## Problem to work on
Exactly retype the lines of the material from its first line to the line with "(d2a) -- (d2b);", including both.

## Dataset section
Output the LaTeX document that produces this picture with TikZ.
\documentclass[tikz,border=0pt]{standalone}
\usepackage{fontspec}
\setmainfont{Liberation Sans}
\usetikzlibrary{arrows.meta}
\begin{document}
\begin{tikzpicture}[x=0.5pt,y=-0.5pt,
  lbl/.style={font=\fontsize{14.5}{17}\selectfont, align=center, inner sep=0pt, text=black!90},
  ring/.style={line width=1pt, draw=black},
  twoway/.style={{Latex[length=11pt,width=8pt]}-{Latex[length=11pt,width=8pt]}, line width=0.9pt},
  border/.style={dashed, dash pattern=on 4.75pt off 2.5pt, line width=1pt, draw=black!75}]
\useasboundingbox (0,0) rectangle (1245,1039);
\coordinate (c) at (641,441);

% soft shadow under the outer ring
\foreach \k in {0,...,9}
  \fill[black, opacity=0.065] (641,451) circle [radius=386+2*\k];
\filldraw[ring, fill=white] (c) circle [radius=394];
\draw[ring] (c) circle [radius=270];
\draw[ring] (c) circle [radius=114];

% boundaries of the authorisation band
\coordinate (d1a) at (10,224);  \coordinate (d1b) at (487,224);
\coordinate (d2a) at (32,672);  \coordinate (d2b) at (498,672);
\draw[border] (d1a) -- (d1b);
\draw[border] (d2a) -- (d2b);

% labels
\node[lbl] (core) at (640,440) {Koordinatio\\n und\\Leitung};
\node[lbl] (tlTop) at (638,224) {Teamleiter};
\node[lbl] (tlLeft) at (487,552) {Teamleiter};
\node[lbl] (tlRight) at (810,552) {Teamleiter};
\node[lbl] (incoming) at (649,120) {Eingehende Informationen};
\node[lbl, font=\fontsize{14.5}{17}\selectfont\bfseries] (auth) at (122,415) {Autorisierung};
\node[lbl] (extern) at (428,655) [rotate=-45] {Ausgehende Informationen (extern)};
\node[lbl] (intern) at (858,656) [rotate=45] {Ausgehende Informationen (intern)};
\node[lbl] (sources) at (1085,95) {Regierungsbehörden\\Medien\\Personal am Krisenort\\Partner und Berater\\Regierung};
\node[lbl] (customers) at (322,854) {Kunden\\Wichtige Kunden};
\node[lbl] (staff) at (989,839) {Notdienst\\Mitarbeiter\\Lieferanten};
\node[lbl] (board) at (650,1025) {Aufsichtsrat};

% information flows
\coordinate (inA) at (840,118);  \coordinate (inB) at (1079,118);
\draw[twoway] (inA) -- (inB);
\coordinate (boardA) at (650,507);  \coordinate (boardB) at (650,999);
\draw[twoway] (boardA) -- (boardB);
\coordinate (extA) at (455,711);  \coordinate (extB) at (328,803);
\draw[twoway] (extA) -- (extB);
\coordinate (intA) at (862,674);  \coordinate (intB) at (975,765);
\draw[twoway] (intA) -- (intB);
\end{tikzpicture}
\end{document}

## Answer to this task
Output the LaTeX document that produces this picture with TikZ.
\documentclass[tikz,border=0pt]{standalone}
\usepackage{fontspec}
\setmainfont{Liberation Sans}
\usetikzlibrary{arrows.meta}
\begin{document}
\begin{tikzpicture}[x=0.5pt,y=-0.5pt,
  lbl/.style={font=\fontsize{14.5}{17}\selectfont, align=center, inner sep=0pt, text=black!90},
  ring/.style={line width=1pt, draw=black},
  twoway/.style={{Latex[length=11pt,width=8pt]}-{Latex[length=11pt,width=8pt]}, line width=0.9pt},
  border/.style={dashed, dash pattern=on 4.75pt off 2.5pt, line width=1pt, draw=black!75}]
\useasboundingbox (0,0) rectangle (1245,1039);
\coordinate (c) at (641,441);

% soft shadow under the outer ring
\foreach \k in {0,...,9}
  \fill[black, opacity=0.065] (641,451) circle [radius=386+2*\k];
\filldraw[ring, fill=white] (c) circle [radius=394];
\draw[ring] (c) circle [radius=270];
\draw[ring] (c) circle [radius=114];

% boundaries of the authorisation band
\coordinate (d1a) at (10,224);  \coordinate (d1b) at (487,224);
\coordinate (d2a) at (32,672);  \coordinate (d2b) at (498,672);
\draw[border] (d1a) -- (d1b);
\draw[border] (d2a) -- (d2b);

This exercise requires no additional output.